Thank you for pointing us to the references, we will mention these works in the paper.

We would like to thank the reviewer for the clear feedback and for recognizing the qualities of the paper.

As the main concern was centered around the computational complexity of Parseval regularization, we would like to point the reviewer to the shared rebuttal statement where we have discussed this in-depth. We hope this response has sufficiently addressed this issue and we are happy to answer any additional questions.

To clarify, the task in Fig.5 consists of the MetaWorld suite of environments described in the paragraph starting on line 181. We will fix the caption.

We will also modify the title as suggested and agree it is more suitable.

Thank you for providing the computational complexity and runtime of parseval regularization. I did not consider the effect of mini-batches on computational complexity. I suggest that you add a discussion of computational complexity to the main paper and provide the table of runtime of different algorithms in the appendix. Because the computational complexity and runtime are not too large, my main concern about the paper has been addressed. I'm raising my score to reflect that.

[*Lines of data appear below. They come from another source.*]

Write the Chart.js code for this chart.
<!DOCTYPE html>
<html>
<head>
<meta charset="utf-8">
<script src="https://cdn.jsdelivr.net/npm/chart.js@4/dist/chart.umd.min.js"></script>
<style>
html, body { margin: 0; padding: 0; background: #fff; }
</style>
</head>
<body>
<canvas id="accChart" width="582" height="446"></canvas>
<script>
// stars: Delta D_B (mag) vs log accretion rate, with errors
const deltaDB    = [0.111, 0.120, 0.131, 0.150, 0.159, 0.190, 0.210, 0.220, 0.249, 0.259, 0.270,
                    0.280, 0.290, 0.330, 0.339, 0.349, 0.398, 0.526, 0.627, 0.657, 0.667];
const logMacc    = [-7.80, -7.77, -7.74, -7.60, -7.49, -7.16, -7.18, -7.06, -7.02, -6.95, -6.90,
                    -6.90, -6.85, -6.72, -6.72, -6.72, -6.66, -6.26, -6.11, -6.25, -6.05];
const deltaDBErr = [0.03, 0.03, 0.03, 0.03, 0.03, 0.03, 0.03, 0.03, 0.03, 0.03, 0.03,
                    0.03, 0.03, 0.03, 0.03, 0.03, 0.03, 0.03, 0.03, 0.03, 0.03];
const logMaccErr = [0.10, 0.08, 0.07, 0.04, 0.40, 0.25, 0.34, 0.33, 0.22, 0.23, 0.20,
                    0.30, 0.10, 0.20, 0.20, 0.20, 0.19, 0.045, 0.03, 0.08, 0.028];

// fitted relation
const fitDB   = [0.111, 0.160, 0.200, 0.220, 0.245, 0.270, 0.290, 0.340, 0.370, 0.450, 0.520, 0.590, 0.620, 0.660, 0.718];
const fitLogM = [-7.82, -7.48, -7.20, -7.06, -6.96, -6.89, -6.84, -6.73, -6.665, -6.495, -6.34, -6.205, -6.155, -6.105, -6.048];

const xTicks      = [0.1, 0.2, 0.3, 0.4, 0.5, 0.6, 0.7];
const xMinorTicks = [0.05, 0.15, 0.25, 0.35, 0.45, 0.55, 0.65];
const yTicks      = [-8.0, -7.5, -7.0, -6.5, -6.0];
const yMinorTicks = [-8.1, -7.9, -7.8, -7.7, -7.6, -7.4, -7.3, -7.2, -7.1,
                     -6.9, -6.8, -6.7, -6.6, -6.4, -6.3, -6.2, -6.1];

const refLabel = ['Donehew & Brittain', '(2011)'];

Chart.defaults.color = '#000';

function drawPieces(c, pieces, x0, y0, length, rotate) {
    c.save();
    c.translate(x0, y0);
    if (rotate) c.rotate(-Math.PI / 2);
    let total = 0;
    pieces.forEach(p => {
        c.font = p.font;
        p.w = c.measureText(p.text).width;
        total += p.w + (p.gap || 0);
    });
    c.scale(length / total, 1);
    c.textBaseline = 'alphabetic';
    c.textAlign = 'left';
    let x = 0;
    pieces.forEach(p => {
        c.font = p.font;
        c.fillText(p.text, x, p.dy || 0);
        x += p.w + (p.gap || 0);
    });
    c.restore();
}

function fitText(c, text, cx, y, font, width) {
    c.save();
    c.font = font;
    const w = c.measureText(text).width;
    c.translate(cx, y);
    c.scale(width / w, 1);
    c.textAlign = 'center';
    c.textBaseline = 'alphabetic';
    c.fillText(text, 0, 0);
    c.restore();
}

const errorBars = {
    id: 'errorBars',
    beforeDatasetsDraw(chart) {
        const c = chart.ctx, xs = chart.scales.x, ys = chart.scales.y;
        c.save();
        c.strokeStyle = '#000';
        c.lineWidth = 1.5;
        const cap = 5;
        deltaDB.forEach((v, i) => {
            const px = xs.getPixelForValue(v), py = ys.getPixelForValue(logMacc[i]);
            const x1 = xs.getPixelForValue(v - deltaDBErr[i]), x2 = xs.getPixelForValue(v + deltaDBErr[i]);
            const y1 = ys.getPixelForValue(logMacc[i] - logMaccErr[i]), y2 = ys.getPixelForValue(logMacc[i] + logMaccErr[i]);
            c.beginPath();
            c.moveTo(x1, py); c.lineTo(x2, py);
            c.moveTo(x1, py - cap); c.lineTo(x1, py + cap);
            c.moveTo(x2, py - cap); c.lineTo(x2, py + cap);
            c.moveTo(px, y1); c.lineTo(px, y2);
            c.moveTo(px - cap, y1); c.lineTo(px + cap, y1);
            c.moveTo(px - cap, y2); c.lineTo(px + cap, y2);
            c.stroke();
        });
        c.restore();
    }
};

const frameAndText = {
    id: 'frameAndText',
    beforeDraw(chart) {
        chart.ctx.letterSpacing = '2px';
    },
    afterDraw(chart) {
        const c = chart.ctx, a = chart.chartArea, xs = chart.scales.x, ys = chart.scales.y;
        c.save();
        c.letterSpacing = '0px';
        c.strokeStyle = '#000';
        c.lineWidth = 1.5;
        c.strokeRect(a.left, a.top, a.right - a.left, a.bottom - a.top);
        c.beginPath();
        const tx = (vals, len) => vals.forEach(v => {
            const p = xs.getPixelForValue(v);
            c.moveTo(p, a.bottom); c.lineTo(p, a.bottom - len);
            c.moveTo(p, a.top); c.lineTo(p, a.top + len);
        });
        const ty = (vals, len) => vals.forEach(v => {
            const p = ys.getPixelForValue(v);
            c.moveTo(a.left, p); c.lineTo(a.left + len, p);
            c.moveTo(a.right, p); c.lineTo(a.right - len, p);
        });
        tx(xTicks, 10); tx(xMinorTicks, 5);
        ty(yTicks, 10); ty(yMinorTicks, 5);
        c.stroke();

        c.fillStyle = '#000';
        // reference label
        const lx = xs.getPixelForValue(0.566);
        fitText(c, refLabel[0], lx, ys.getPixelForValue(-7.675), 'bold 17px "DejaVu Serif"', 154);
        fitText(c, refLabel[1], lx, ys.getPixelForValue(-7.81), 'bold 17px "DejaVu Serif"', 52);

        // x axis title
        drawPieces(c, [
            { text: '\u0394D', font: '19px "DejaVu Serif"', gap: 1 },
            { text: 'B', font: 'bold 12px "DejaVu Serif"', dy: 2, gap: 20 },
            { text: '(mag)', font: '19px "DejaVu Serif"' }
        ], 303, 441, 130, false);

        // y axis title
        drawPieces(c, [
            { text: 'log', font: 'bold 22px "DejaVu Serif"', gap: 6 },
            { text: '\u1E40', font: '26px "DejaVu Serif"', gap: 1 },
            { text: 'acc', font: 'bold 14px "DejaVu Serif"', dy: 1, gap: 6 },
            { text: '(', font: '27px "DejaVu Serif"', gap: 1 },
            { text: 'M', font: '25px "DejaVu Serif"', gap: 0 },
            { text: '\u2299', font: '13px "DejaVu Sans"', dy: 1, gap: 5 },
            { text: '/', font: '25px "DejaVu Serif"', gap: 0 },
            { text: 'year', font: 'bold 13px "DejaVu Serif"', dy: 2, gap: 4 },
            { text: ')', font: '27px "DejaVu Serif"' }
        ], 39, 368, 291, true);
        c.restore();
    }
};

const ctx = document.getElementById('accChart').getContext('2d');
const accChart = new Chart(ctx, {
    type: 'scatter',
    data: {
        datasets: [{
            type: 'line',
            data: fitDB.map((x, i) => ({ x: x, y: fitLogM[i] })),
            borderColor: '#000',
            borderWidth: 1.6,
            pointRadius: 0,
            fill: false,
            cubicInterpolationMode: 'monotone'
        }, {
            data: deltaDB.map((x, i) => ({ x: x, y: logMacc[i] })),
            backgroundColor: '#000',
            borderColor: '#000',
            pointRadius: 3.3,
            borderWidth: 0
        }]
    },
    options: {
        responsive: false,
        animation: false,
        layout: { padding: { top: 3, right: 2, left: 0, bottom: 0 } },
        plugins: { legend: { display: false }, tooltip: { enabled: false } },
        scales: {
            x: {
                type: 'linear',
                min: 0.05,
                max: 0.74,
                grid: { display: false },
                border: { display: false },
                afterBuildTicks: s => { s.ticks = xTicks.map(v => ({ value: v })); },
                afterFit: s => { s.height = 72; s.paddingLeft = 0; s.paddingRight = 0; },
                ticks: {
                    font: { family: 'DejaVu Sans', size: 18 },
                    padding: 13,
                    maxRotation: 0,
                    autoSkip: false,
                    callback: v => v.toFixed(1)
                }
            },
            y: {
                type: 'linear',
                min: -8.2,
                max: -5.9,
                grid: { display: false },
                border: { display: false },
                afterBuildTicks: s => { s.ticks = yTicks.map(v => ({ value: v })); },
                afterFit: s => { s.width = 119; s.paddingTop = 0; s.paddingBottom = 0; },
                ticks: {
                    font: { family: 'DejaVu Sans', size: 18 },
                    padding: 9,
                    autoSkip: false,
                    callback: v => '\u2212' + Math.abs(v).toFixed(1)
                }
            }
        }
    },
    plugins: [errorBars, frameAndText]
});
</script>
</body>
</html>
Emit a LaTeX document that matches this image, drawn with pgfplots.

The other reviews raise concerns about comparison with other methods and point out some other limitations of this work. A comparison with the methods suggested by other reviewers is not critical as those methods address catastrophic forgetting, not plasticity loss. Additionally, although the other reviewer provides exciting directions for future work, they are not necessary for the main claims made in this paper. I believe that this paper, in its current form, is a good contribution to the community, and it should be accepted.